Den Vorwurf, in Wörgl sei das Thema "verschlafen" worden, lässt Bürgermeisterin Hedi Wechner nicht gelten und verweist auf die unglücklich gelaufene Vorgeschichte seit 2006. Der erste Dammentwurf wurde zugunsten eines großräumigen, dann aber aus Kostengründen abgesagten Inn-Renaturierungsprojektes zurückgestellt. Der nächste Anlauf wurde mit Hinweis auf die Regensburger Verträge abgewürgt - heute kein Hindernis mehr. Vor eineinhalb Jahren dann, mit dem Damoklesschwert der roten Zone im Genick, der nächste Dammbau-Beschluss samt Einreichung der Pläne zur Realisierung beim Land. "Dort sind sie offenbar eineinhalb Jahre gelegen, ohne dass sich jemand drum gekümmert hat. Jetzt hieß es, dass der Damm technisch so nicht machbar sei - das hätte man auch gleich sagen können", ärgert sich Wechner, die einräumt, zu gutgläubig gewesen zu sein: "Ich habe mich bemüht, nichts zu verschlafen. Vielleicht haben wir zu wenig mobilisiert. Ich hatte mich auf den Amtsweg verlassen." Und Wechner räumt angesichts der raschen Umsetzung des Hochwasserschutzes in Kössen ein: "Wahrscheinlich hat sich unsere Bürgerinitiative zu spät gebildet."
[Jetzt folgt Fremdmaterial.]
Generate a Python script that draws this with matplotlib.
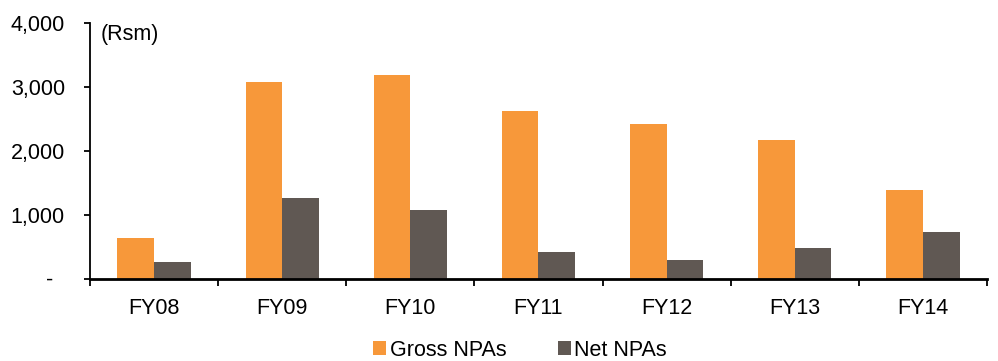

Der nächste Termin mit den Beamten von Wasserbau und Raumordnung beim Land steht am 16. Oktober 2014 bevor. Dabei will Wechner nochmals klar machen, dass es zum möglichst raschen Dammbau keine Alternative gibt. "Jeder Tag ohne Damm ist einer zu viel", unterstreicht sie die Aussage der Betroffenen und bringt ebenso wie diese keinerlei Verständnis für politische Ränkespiele auf dem Rücken der betroffenen Bewohner und Gewerbebetriebe auf. Der Vermutung, dass aus wahltaktischen Gründen beim Land nichts weiter gehe, hält sie klar entgegen: "Damit Politik machen zu wollen wäre grob fahrlässig. Hier ist Gefahr in Verzug, es geht um Leib und Leben."
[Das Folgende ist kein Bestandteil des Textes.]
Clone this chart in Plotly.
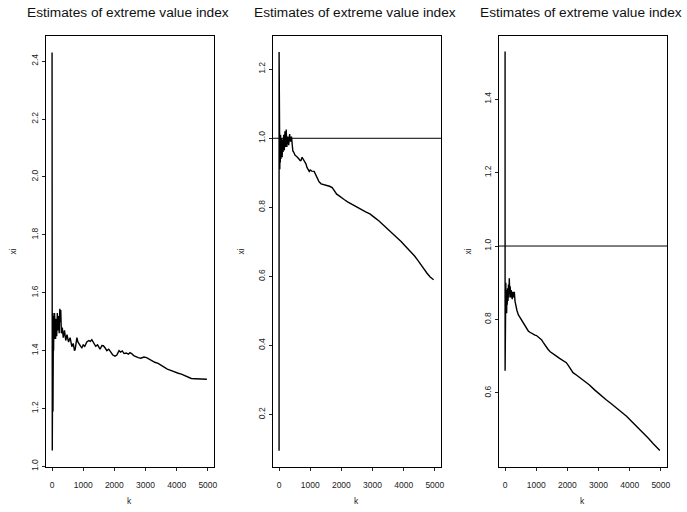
import plotly.graph_objects as go

# ---------------- data ----------------
k1 = [1, 2, 3, 4, 6, 8, 10, 13, 16, 20, 25, 30, 35, 40, 45, 50, 60, 70, 80, 90,
      100, 115, 130, 150, 170, 190, 210, 230, 250, 265, 280, 300, 330, 360, 400,
      440, 480, 530, 580, 636, 680, 720, 744, 770, 798, 830, 870, 920, 958, 1000,
      1050, 1117, 1180, 1230, 1277, 1330, 1400, 1460, 1500, 1542, 1600, 1648, 1700,
      1760, 1820, 1880, 1950, 2021, 2080, 2150, 2200, 2255, 2310, 2380, 2450, 2500,
      2554, 2620, 2700, 2765, 2850, 2950, 3033, 3120, 3200, 3300, 3404, 3500, 3600,
      3700, 3831, 3950, 4050, 4151, 4250, 4350, 4470, 4600, 4735, 4850, 4970]
xi1 = [2.43, 1.06, 1.79, 1.25, 1.52, 1.055, 1.45, 1.19, 1.50, 1.32, 1.53, 1.19, 1.45,
       1.35, 1.52, 1.40, 1.50, 1.44, 1.53, 1.46, 1.50, 1.44, 1.51, 1.45, 1.53, 1.47,
       1.52, 1.46, 1.545, 1.50, 1.54, 1.46, 1.48, 1.445, 1.47, 1.435, 1.455, 1.43,
       1.445, 1.414, 1.425, 1.40, 1.405, 1.435, 1.445, 1.43, 1.425, 1.415, 1.41, 1.42,
       1.415, 1.43, 1.435, 1.432, 1.438, 1.43, 1.415, 1.42, 1.41, 1.405, 1.418, 1.417,
       1.41, 1.40, 1.405, 1.395, 1.385, 1.381, 1.385, 1.40, 1.395, 1.399, 1.39, 1.392,
       1.388, 1.393, 1.39, 1.383, 1.378, 1.376, 1.374, 1.378, 1.376, 1.37, 1.365, 1.36,
       1.356, 1.35, 1.343, 1.336, 1.331, 1.325, 1.322, 1.319, 1.314, 1.31, 1.304,
       1.303, 1.302, 1.300, 1.301]

k2 = [1, 2, 3, 4, 5, 7, 9, 12, 15, 20, 25, 30, 40, 50, 60, 70, 80, 90, 100, 115,
      130, 150, 170, 190, 210, 231, 250, 280, 310, 340, 369, 400, 420, 442, 480, 520,
      560, 600, 640, 680, 705, 740, 768, 800, 863, 900, 940, 969, 1000, 1050, 1127,
      1180, 1230, 1285, 1350, 1420, 1480, 1548, 1620, 1706, 1780, 1850, 1930, 2021,
      2100, 2200, 2337, 2450, 2550, 2653, 2780, 2916, 3000, 3100, 3200, 3285, 3400,
      3500, 3601, 3700, 3800, 3917, 4050, 4150, 4233, 4350, 4450, 4548, 4650, 4750,
      4850, 4960]
xi2 = [0.095, 1.25, 0.76, 1.18, 0.93, 1.12, 0.92, 1.06, 0.93, 1.03, 0.91, 1.00, 0.93,
       1.01, 0.94, 0.985, 0.96, 1.00, 0.945, 0.995, 0.96, 1.01, 0.965, 1.02, 0.975,
       1.025, 0.975, 1.005, 0.98, 1.012, 0.99, 1.005, 0.975, 0.964, 0.958, 0.95, 0.948,
       0.945, 0.94, 0.935, 0.936, 0.945, 0.941, 0.935, 0.926, 0.915, 0.905, 0.904,
       0.908, 0.905, 0.904, 0.895, 0.882, 0.874, 0.868, 0.866, 0.866, 0.864, 0.861,
       0.857, 0.848, 0.838, 0.833, 0.826, 0.822, 0.816, 0.809, 0.803, 0.797, 0.792,
       0.787, 0.781, 0.776, 0.768, 0.761, 0.754, 0.744, 0.735, 0.727, 0.719, 0.711,
       0.701, 0.688, 0.679, 0.671, 0.659, 0.647, 0.634, 0.621, 0.609, 0.598, 0.590]

k3 = [1, 2, 3, 4, 6, 8, 10, 13, 16, 20, 25, 30, 40, 51, 60, 70, 80, 95, 110, 125,
      137, 150, 165, 180, 195, 211, 230, 250, 270, 297, 320, 340, 380, 425, 480, 531,
      580, 638, 700, 750, 798, 850, 900, 960, 1010, 1060, 1110, 1169, 1230, 1300, 1383,
      1450, 1520, 1600, 1649, 1750, 1850, 1968, 2050, 2120, 2181, 2300, 2420, 2554,
      2700, 2874, 3000, 3120, 3245, 3400, 3500, 3618, 3750, 3900, 4042, 4200, 4330,
      4470, 4600, 4750, 4850, 4968]
xi3 = [1.53, 0.66, 1.12, 0.70, 1.00, 0.75, 0.95, 0.78, 0.92, 0.80, 0.90, 0.82, 0.88,
       0.817, 0.87, 0.84, 0.885, 0.85, 0.895, 0.86, 0.912, 0.87, 0.89, 0.86, 0.88,
       0.871, 0.855, 0.875, 0.86, 0.875, 0.85, 0.84, 0.825, 0.813, 0.805, 0.799, 0.79,
       0.781, 0.772, 0.768, 0.765, 0.762, 0.76, 0.757, 0.756, 0.752, 0.749, 0.745,
       0.737, 0.727, 0.718, 0.712, 0.707, 0.702, 0.70, 0.694, 0.689, 0.682, 0.672,
       0.663, 0.655, 0.648, 0.64, 0.632, 0.622, 0.608, 0.598, 0.59, 0.581, 0.571,
       0.564, 0.558, 0.548, 0.536, 0.524, 0.511, 0.499, 0.488, 0.476, 0.462, 0.454,
       0.443]

ref_level = 1.0
x_ticks = [0, 1000, 2000, 3000, 4000, 5000]
y_ticks1 = [1.0, 1.2, 1.4, 1.6, 1.8, 2.0, 2.2, 2.4]
y_ticks2 = [0.2, 0.4, 0.6, 0.8, 1.0, 1.2]
y_ticks3 = [0.6, 0.8, 1.0, 1.2, 1.4]
title_text = "Estimates of extreme value index"

# ---------------- layout geometry ----------------
W, H = 687, 512
panels_px = [(46, 215), (274, 443), (501, 670)]
top_px, bot_px = 36, 471
ydom = [1 - bot_px / H, 1 - top_px / H]
yranges = [[0.997, 2.488], [0.047, 1.297], [0.397, 1.573]]
yticks = [y_ticks1, y_ticks2, y_ticks3]
series = [(k1, xi1), (k2, xi2), (k3, xi3)]
xi_label_px = [13, 242, 470]

FONT = "Liberation Sans, Arial, Helvetica, sans-serif"

fig = go.Figure()
layout = dict(
    width=W, height=H,
    margin=dict(l=0, r=0, t=0, b=0),
    paper_bgcolor="white", plot_bgcolor="white",
    showlegend=False,
    font=dict(family=FONT, color="#222222"),
)
annotations = []
shapes = []

for i, ((x0, x1), (kk, vv)) in enumerate(zip(panels_px, series)):
    n = "" if i == 0 else str(i + 1)
    fig.add_trace(go.Scatter(x=kk, y=vv, mode="lines",
                             line=dict(color="black", width=1.4),
                             xaxis="x" + n, yaxis="y" + n, hoverinfo="skip"))
    layout["xaxis" + n] = dict(
        domain=[x0 / W, x1 / W], anchor="y" + n, range=[-200, 5200],
        tickvals=x_ticks, ticktext=[str(t) for t in x_ticks],
        ticks="outside", ticklen=3, tickcolor="#222222",
        showgrid=False, zeroline=False,
        showline=True, linecolor="black", linewidth=1, mirror=True,
        tickfont=dict(size=8.5, family=FONT, color="#222222"),
        ticklabelstandoff=6,
    )
    layout["yaxis" + n] = dict(
        domain=ydom, anchor="x" + n, range=yranges[i],
        tickvals=yticks[i], ticktext=["%.1f" % t for t in yticks[i]],
        ticks="outside", ticklen=3, tickcolor="#222222", tickangle=-90,
        showgrid=False, zeroline=False,
        showline=True, linecolor="black", linewidth=1, mirror=True,
        tickfont=dict(size=8.5, family=FONT, color="#222222"),
    )
    cx = (x0 + x1) / 2 - 2
    annotations.append(dict(text=title_text, x=cx / W, y=1 - 13 / H,
                            xref="paper", yref="paper", showarrow=False,
                            xanchor="center", yanchor="middle",
                            font=dict(size=13.7, family=FONT, color="#111111")))
    annotations.append(dict(text="k", x=(x0 + x1) / 2 / W, y=1 - 505 / H,
                            xref="paper", yref="paper", showarrow=False,
                            xanchor="center", yanchor="middle",
                            font=dict(size=8.5, family=FONT, color="#222222")))
    annotations.append(dict(text="xi", x=xi_label_px[i] / W,
                            y=1 - (top_px + bot_px) / 2 / H,
                            xref="paper", yref="paper", showarrow=False,
                            textangle=-90, xanchor="center", yanchor="middle",
                            font=dict(size=8.5, family=FONT, color="#222222")))
    if i > 0:
        shapes.append(dict(type="line", xref="x" + n + " domain", yref="y" + n,
                           x0=0, x1=1, y0=ref_level, y1=ref_level,
                           line=dict(color="black", width=1)))

layout["annotations"] = annotations
layout["shapes"] = shapes
fig.update_layout(**layout)
fig.write_html("out.html")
Verärgert ist Wechner auch über die Vorgangsweise bei der Erstellung des Gefahrenzonenplanes. "Bei den ersten Gesprächen 2012 war das Land noch der Meinung, die Retensionsflächen müssten in Wörgl ausgewiesen werden. Das geht aber nicht - aufgrund bestehender Gebäude und fehlender Abflussmöglichkeit", erinnert sich Wechner, auch daran, dass ihr bei der ersten Vorstellung aufgetragen wurde, nicht darüber zu reden. Während die Gemeindepolitik einen Maulkorb verpasst bekam und zum Stillschweigen verdonnert wurde, "haben sich Behörden und Versicherungen vom 1. Tag an darauf bezogen."
"Dass 2012 noch unsere Wohnzimmer und Schlafzimmer als Retensionsgebiet vorgesehen wurden, treibt uns als Betroffene die Zornesröte ins Gesicht. Wir haben schon 2005 als Retensionsraum herhalten müssen", sagt Schernthanner und will mit Besuchen bei Politikern weiter Druck machen, erwägt Demonstrationen ebenso wie den Gang zum Volksanwalt: "Wir wollen 2015 den Damm und nicht Opfer von politischen Ränkespielen werden." Wobei er diese nicht auf Gemeindeebene sieht und froh ist über den parteiübergreifenden Rückhalt bei der Stadt.
Es sei wichtig, den Dammbau von Wahlen abzukoppeln, so Gartelgruber, die auch kein Verständnis für weitere Verzögerungstaktik hat und auf die kostspieligen Folgen für alle in der roten Zone hinweist: "Mit der roten Zone ist ein großer Wertverlust der Immobilien verbunden, Versicherungen sind nicht mehr zu finanzieren." Ob Unternehmen bereits hinsichtlich der Einschränkung von Kreditlinien durch Banken betroffen sind, ist der Stadtführung nicht bekannt. Laut Bürgermeisterin Wechner liegen 4 Anfragen für Betriebsansiedelungen aufgrund des aufgelegten Gefahrenzonenplanes auf Eis, sind derzeit nicht möglich. "Abgesehen von allen persönlichen Problemen und Ängsten bedeutet die Rote Zone auch einen großen wirtschaftlichen Schaden für die Stadt", so Wechner.
Der Gefahrenzonenplan weist die 2005 überfluteten Bereiche als rote oder gelb-rote Zonen aus. Das wirft die Frage nach den Annahmen der dem Gefahrenzonenplan zugrunde liegenden Abfluss-Studie auf. Wurden dabei die seit 2005 errichteten Hochwasserdämme entlang von Inn und Zuflüssen berücksichtigt? Sie wurden um einen Meter erhöht. Im Falle einer neuerlichen Überflutung würde das Wasser also höher steigen und vermutlich noch mehr Gebiete überschwemmen als 2005, da durch die Dämme ein dichtes Becken entstanden ist. Alle bisherigen Dämme wurden übrigens mit Bewilligung des Landes gebaut, das somit die Situation für die Betroffenen ohne den Bau des fehlenden Damm-Stückes noch verschärft hat.